━━ TASK DATA

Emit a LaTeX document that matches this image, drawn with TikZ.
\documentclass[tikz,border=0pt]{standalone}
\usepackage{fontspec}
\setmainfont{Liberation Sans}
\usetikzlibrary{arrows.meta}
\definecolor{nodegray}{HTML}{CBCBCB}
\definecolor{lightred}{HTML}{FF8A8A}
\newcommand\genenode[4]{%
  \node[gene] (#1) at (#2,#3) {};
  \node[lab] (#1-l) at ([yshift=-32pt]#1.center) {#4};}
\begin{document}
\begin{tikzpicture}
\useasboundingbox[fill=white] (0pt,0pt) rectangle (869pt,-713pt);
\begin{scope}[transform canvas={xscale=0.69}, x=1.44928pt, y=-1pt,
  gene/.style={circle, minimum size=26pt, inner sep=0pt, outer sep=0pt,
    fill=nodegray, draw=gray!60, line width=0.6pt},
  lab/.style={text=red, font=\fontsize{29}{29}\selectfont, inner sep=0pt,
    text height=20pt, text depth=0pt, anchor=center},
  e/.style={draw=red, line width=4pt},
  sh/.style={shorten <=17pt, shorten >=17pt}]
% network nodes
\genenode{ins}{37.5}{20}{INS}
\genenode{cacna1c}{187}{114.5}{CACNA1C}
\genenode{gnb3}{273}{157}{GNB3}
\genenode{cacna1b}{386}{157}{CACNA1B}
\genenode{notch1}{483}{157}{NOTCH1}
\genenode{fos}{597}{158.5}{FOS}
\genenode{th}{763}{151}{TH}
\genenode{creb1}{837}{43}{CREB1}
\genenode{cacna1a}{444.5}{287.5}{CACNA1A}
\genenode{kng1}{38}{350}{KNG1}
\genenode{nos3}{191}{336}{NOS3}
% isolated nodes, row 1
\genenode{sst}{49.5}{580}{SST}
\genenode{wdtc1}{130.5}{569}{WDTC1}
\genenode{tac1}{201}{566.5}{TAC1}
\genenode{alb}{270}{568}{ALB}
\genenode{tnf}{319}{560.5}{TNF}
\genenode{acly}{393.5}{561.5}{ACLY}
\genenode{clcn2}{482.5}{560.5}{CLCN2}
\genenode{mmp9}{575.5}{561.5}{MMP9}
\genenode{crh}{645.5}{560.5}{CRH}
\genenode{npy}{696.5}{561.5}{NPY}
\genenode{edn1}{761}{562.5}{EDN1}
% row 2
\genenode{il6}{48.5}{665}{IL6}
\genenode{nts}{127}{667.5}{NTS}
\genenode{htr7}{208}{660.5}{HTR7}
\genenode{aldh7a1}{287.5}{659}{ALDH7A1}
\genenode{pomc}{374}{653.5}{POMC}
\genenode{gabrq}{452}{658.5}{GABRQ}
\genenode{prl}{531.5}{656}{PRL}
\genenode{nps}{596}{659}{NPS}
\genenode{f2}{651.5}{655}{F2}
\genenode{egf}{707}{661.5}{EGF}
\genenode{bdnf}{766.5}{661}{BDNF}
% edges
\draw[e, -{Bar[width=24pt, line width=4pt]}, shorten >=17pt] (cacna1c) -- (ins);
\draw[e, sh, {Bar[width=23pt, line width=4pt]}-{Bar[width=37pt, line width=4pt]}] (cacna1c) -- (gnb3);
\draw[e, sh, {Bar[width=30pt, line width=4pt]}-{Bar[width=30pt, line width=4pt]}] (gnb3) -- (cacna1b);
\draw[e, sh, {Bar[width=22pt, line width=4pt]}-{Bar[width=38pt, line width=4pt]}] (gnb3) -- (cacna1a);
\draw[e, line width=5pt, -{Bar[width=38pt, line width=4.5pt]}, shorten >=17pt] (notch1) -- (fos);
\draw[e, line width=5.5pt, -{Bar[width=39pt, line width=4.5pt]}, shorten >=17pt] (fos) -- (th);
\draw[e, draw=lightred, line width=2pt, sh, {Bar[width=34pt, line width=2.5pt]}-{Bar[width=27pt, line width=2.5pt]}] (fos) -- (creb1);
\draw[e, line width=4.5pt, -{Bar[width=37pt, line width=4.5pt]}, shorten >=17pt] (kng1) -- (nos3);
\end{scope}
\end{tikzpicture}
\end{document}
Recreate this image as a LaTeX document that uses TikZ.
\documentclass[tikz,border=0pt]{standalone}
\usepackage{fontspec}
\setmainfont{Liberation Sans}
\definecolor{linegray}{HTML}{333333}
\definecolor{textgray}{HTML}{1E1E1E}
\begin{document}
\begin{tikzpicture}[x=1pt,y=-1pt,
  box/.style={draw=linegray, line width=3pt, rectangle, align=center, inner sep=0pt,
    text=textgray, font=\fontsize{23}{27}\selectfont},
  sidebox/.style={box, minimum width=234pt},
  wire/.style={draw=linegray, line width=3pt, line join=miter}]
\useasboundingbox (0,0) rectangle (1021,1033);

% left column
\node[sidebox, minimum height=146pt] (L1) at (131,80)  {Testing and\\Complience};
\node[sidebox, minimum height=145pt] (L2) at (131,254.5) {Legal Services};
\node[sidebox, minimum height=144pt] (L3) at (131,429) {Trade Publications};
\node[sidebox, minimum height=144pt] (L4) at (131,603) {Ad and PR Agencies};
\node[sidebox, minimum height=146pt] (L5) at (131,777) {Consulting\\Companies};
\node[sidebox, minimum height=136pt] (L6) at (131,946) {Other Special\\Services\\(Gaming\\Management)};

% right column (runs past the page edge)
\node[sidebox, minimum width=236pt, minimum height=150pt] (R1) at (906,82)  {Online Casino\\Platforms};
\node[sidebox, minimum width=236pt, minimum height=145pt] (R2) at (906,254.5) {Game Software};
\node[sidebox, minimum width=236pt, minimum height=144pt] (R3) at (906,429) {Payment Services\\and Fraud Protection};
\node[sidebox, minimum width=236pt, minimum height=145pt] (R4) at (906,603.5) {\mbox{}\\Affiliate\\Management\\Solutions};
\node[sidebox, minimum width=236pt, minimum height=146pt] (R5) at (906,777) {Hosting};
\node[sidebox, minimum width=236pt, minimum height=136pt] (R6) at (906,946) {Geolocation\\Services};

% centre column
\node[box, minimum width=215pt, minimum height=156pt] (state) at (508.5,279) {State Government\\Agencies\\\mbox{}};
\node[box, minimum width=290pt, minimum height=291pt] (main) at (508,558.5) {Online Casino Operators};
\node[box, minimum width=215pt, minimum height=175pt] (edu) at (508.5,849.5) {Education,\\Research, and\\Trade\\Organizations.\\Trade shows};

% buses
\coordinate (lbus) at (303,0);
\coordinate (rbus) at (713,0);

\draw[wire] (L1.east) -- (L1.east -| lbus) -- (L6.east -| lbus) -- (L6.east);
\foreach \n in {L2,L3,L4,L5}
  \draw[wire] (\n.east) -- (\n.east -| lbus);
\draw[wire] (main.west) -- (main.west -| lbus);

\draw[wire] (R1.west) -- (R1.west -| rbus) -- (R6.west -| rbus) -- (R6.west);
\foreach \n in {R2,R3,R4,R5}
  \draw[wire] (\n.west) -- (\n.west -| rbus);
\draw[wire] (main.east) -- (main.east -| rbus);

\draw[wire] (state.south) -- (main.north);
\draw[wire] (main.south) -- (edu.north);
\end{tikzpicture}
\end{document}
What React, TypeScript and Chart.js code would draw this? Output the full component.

━━━━

WHAT THE TASK REQUIRES: Every line of the records above needs to be given again exactly.

SOLUTION TO THIS PROBLEM:
Emit a LaTeX document that matches this image, drawn with TikZ.
\documentclass[tikz,border=0pt]{standalone}
\usepackage{fontspec}
\setmainfont{Liberation Sans}
\usetikzlibrary{arrows.meta}
\definecolor{nodegray}{HTML}{CBCBCB}
\definecolor{lightred}{HTML}{FF8A8A}
\newcommand\genenode[4]{%
  \node[gene] (#1) at (#2,#3) {};
  \node[lab] (#1-l) at ([yshift=-32pt]#1.center) {#4};}
\begin{document}
\begin{tikzpicture}
\useasboundingbox[fill=white] (0pt,0pt) rectangle (869pt,-713pt);
\begin{scope}[transform canvas={xscale=0.69}, x=1.44928pt, y=-1pt,
  gene/.style={circle, minimum size=26pt, inner sep=0pt, outer sep=0pt,
    fill=nodegray, draw=gray!60, line width=0.6pt},
  lab/.style={text=red, font=\fontsize{29}{29}\selectfont, inner sep=0pt,
    text height=20pt, text depth=0pt, anchor=center},
  e/.style={draw=red, line width=4pt},
  sh/.style={shorten <=17pt, shorten >=17pt}]
% network nodes
\genenode{ins}{37.5}{20}{INS}
\genenode{cacna1c}{187}{114.5}{CACNA1C}
\genenode{gnb3}{273}{157}{GNB3}
\genenode{cacna1b}{386}{157}{CACNA1B}
\genenode{notch1}{483}{157}{NOTCH1}
\genenode{fos}{597}{158.5}{FOS}
\genenode{th}{763}{151}{TH}
\genenode{creb1}{837}{43}{CREB1}
\genenode{cacna1a}{444.5}{287.5}{CACNA1A}
\genenode{kng1}{38}{350}{KNG1}
\genenode{nos3}{191}{336}{NOS3}
% isolated nodes, row 1
\genenode{sst}{49.5}{580}{SST}
\genenode{wdtc1}{130.5}{569}{WDTC1}
\genenode{tac1}{201}{566.5}{TAC1}
\genenode{alb}{270}{568}{ALB}
\genenode{tnf}{319}{560.5}{TNF}
\genenode{acly}{393.5}{561.5}{ACLY}
\genenode{clcn2}{482.5}{560.5}{CLCN2}
\genenode{mmp9}{575.5}{561.5}{MMP9}
\genenode{crh}{645.5}{560.5}{CRH}
\genenode{npy}{696.5}{561.5}{NPY}
\genenode{edn1}{761}{562.5}{EDN1}
% row 2
\genenode{il6}{48.5}{665}{IL6}
\genenode{nts}{127}{667.5}{NTS}
\genenode{htr7}{208}{660.5}{HTR7}
\genenode{aldh7a1}{287.5}{659}{ALDH7A1}
\genenode{pomc}{374}{653.5}{POMC}
\genenode{gabrq}{452}{658.5}{GABRQ}
\genenode{prl}{531.5}{656}{PRL}
\genenode{nps}{596}{659}{NPS}
\genenode{f2}{651.5}{655}{F2}
\genenode{egf}{707}{661.5}{EGF}
\genenode{bdnf}{766.5}{661}{BDNF}
% edges
\draw[e, -{Bar[width=24pt, line width=4pt]}, shorten >=17pt] (cacna1c) -- (ins);
\draw[e, sh, {Bar[width=23pt, line width=4pt]}-{Bar[width=37pt, line width=4pt]}] (cacna1c) -- (gnb3);
\draw[e, sh, {Bar[width=30pt, line width=4pt]}-{Bar[width=30pt, line width=4pt]}] (gnb3) -- (cacna1b);
\draw[e, sh, {Bar[width=22pt, line width=4pt]}-{Bar[width=38pt, line width=4pt]}] (gnb3) -- (cacna1a);
\draw[e, line width=5pt, -{Bar[width=38pt, line width=4.5pt]}, shorten >=17pt] (notch1) -- (fos);
\draw[e, line width=5.5pt, -{Bar[width=39pt, line width=4.5pt]}, shorten >=17pt] (fos) -- (th);
\draw[e, draw=lightred, line width=2pt, sh, {Bar[width=34pt, line width=2.5pt]}-{Bar[width=27pt, line width=2.5pt]}] (fos) -- (creb1);
\draw[e, line width=4.5pt, -{Bar[width=37pt, line width=4.5pt]}, shorten >=17pt] (kng1) -- (nos3);
\end{scope}
\end{tikzpicture}
\end{document}
Recreate this image as a LaTeX document that uses TikZ.
\documentclass[tikz,border=0pt]{standalone}
\usepackage{fontspec}
\setmainfont{Liberation Sans}
\definecolor{linegray}{HTML}{333333}
\definecolor{textgray}{HTML}{1E1E1E}
\begin{document}
\begin{tikzpicture}[x=1pt,y=-1pt,
  box/.style={draw=linegray, line width=3pt, rectangle, align=center, inner sep=0pt,
    text=textgray, font=\fontsize{23}{27}\selectfont},
  sidebox/.style={box, minimum width=234pt},
  wire/.style={draw=linegray, line width=3pt, line join=miter}]
\useasboundingbox (0,0) rectangle (1021,1033);

% left column
\node[sidebox, minimum height=146pt] (L1) at (131,80)  {Testing and\\Complience};
\node[sidebox, minimum height=145pt] (L2) at (131,254.5) {Legal Services};
\node[sidebox, minimum height=144pt] (L3) at (131,429) {Trade Publications};
\node[sidebox, minimum height=144pt] (L4) at (131,603) {Ad and PR Agencies};
\node[sidebox, minimum height=146pt] (L5) at (131,777) {Consulting\\Companies};
\node[sidebox, minimum height=136pt] (L6) at (131,946) {Other Special\\Services\\(Gaming\\Management)};

% right column (runs past the page edge)
\node[sidebox, minimum width=236pt, minimum height=150pt] (R1) at (906,82)  {Online Casino\\Platforms};
\node[sidebox, minimum width=236pt, minimum height=145pt] (R2) at (906,254.5) {Game Software};
\node[sidebox, minimum width=236pt, minimum height=144pt] (R3) at (906,429) {Payment Services\\and Fraud Protection};
\node[sidebox, minimum width=236pt, minimum height=145pt] (R4) at (906,603.5) {\mbox{}\\Affiliate\\Management\\Solutions};
\node[sidebox, minimum width=236pt, minimum height=146pt] (R5) at (906,777) {Hosting};
\node[sidebox, minimum width=236pt, minimum height=136pt] (R6) at (906,946) {Geolocation\\Services};

% centre column
\node[box, minimum width=215pt, minimum height=156pt] (state) at (508.5,279) {State Government\\Agencies\\\mbox{}};
\node[box, minimum width=290pt, minimum height=291pt] (main) at (508,558.5) {Online Casino Operators};
\node[box, minimum width=215pt, minimum height=175pt] (edu) at (508.5,849.5) {Education,\\Research, and\\Trade\\Organizations.\\Trade shows};

% buses
\coordinate (lbus) at (303,0);
\coordinate (rbus) at (713,0);

\draw[wire] (L1.east) -- (L1.east -| lbus) -- (L6.east -| lbus) -- (L6.east);
\foreach \n in {L2,L3,L4,L5}
  \draw[wire] (\n.east) -- (\n.east -| lbus);
\draw[wire] (main.west) -- (main.west -| lbus);

\draw[wire] (R1.west) -- (R1.west -| rbus) -- (R6.west -| rbus) -- (R6.west);
\foreach \n in {R2,R3,R4,R5}
  \draw[wire] (\n.west) -- (\n.west -| rbus);
\draw[wire] (main.east) -- (main.east -| rbus);

\draw[wire] (state.south) -- (main.north);
\draw[wire] (main.south) -- (edu.north);
\end{tikzpicture}
\end{document}
What React, TypeScript and Chart.js code would draw this? Output the full component.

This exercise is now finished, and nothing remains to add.